Le maintien de ce climat conjoncturel favorable fait écho à la situation du marché de la construction qui demeure plutôt solide. Certes, les données de mises en chantier de logements du premier trimestre confirment le mouvement de modération amorcé depuis quelques mois, avec une contraction de -2,5% par rapport au trimestre précédent (cvs-cjo) et de -3,5% au regard de l'an passé. Cet essoufflement concerne d'ailleurs plus le segment du collectif que celui de l'individuel qui reste en progression de +2,6% et +2,9% respectivement. Du côté des permis, la tendance du premier trimestre 2018 est restée haussière par rapport au quatrième trimestre 2017 (+3,4%) mais est devenue négative au regard de la même période d'il y a un an (-1,6%), notamment sous l'effet de la chute des autorisations de logements en résidence (-30,2%), les segments de l'individuel groupé et du collectif demeurant haussiers (+7,4% et +6,7% respectivement). En revanche, côté non résidentiel, tous les voyants restent au vert ! Les locaux mis en chantiers ont bondi de +12,9% au premier trimestre sur un an, dont +29,2% dans l'industrie et +35,5% dans les services publics et collectifs. Quant aux surfaces autorisées, elles grimpent de +12,3% sur un an, dont +81,8% pour les bureaux, les secteurs de l'industrie et des services collectifs demeurant très vigoureux.

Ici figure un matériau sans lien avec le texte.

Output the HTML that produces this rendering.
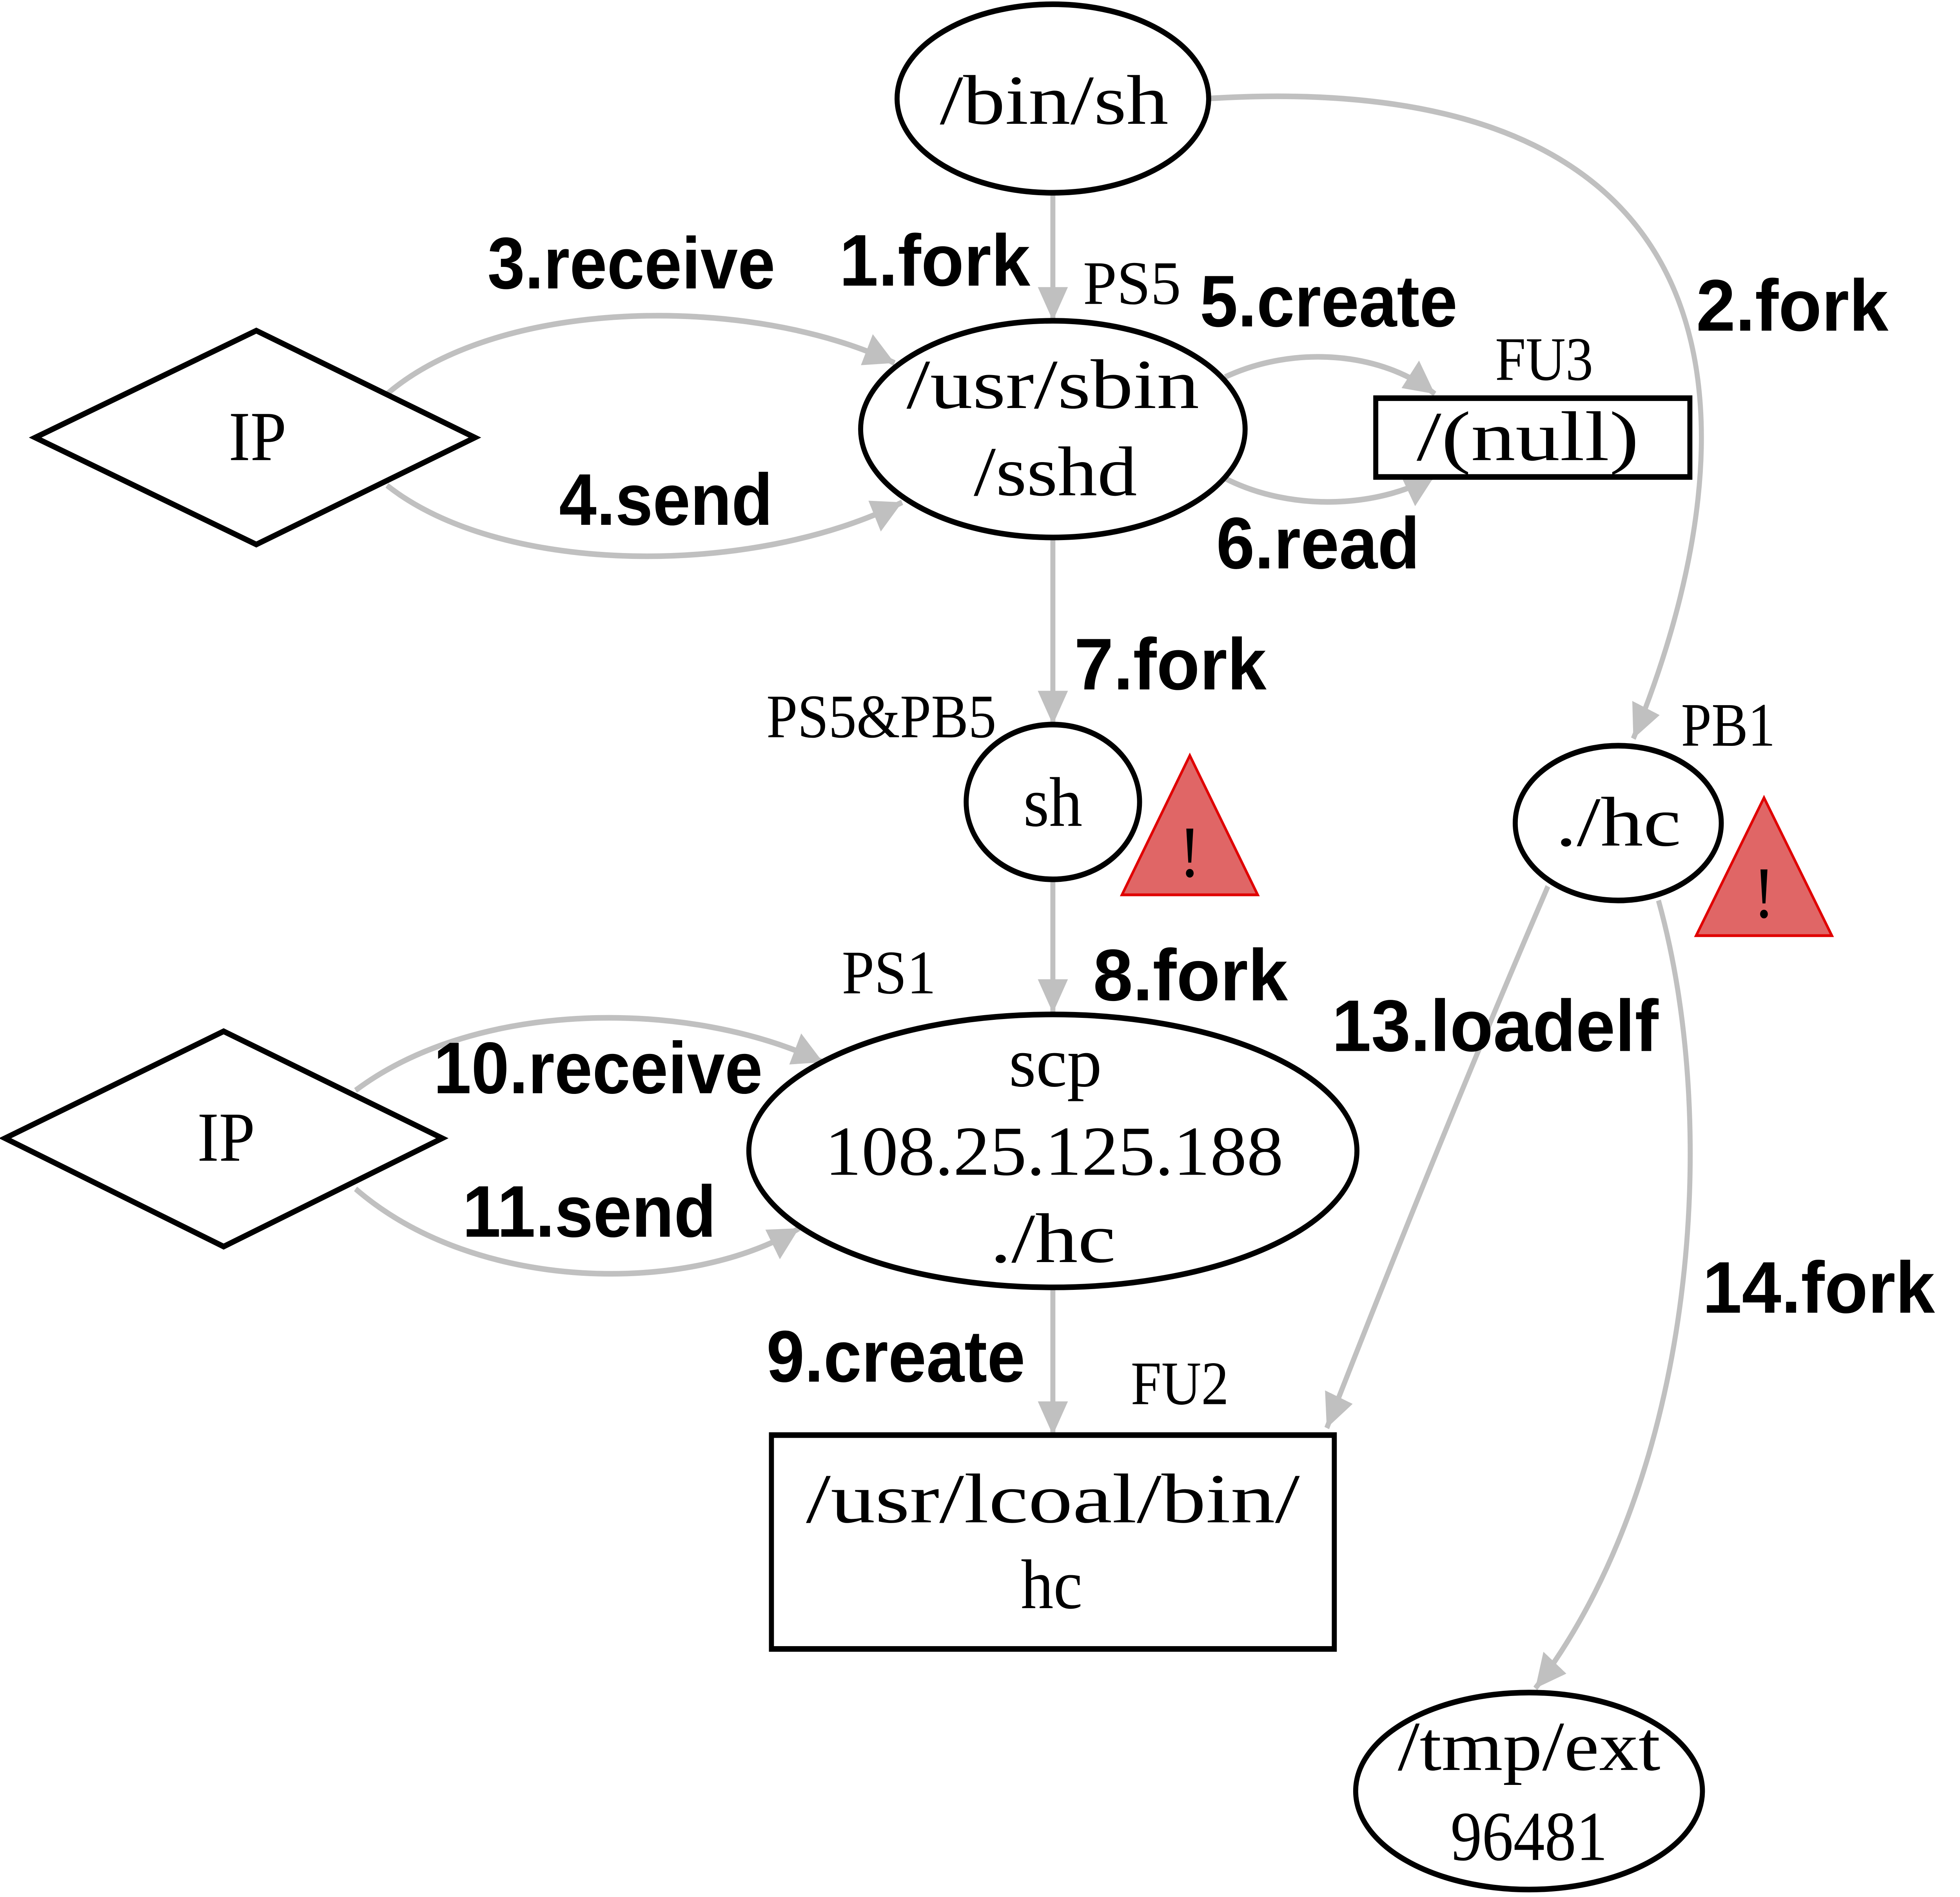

TP : des perspectives bien orientées
La bonne orientation des indicateurs se constate également du côté des travaux publics. Certes, en liaison avec les conditions climatiques difficiles du début d'année, l'enquête menée en avril par la FNTP traduit un fléchissement de l'activité au premier trimestre mais les professionnels sont en revanche plus nombreux qu'en janvier à prévoir un raffermissement au cours des trois prochains mois, tant du côté de la demande publique que du côté de la demande privée. Les soldes d'opinions sur l'activité future se situent désormais bien au-dessus de la moyenne de longue période et les perspectives d'embauche se redressent en liaison avec les tensions sur les facteurs de production. En effet, selon la FNTP, 38% des entreprises font face à des insuffisances de personnel, soit 2,5 fois plus que la moyenne.
Les prises de commandes demeurent solides, un constat partagé par le segment des travaux routiers pour lequel les carnets affichaient une hausse de 12,3% sur un an en février.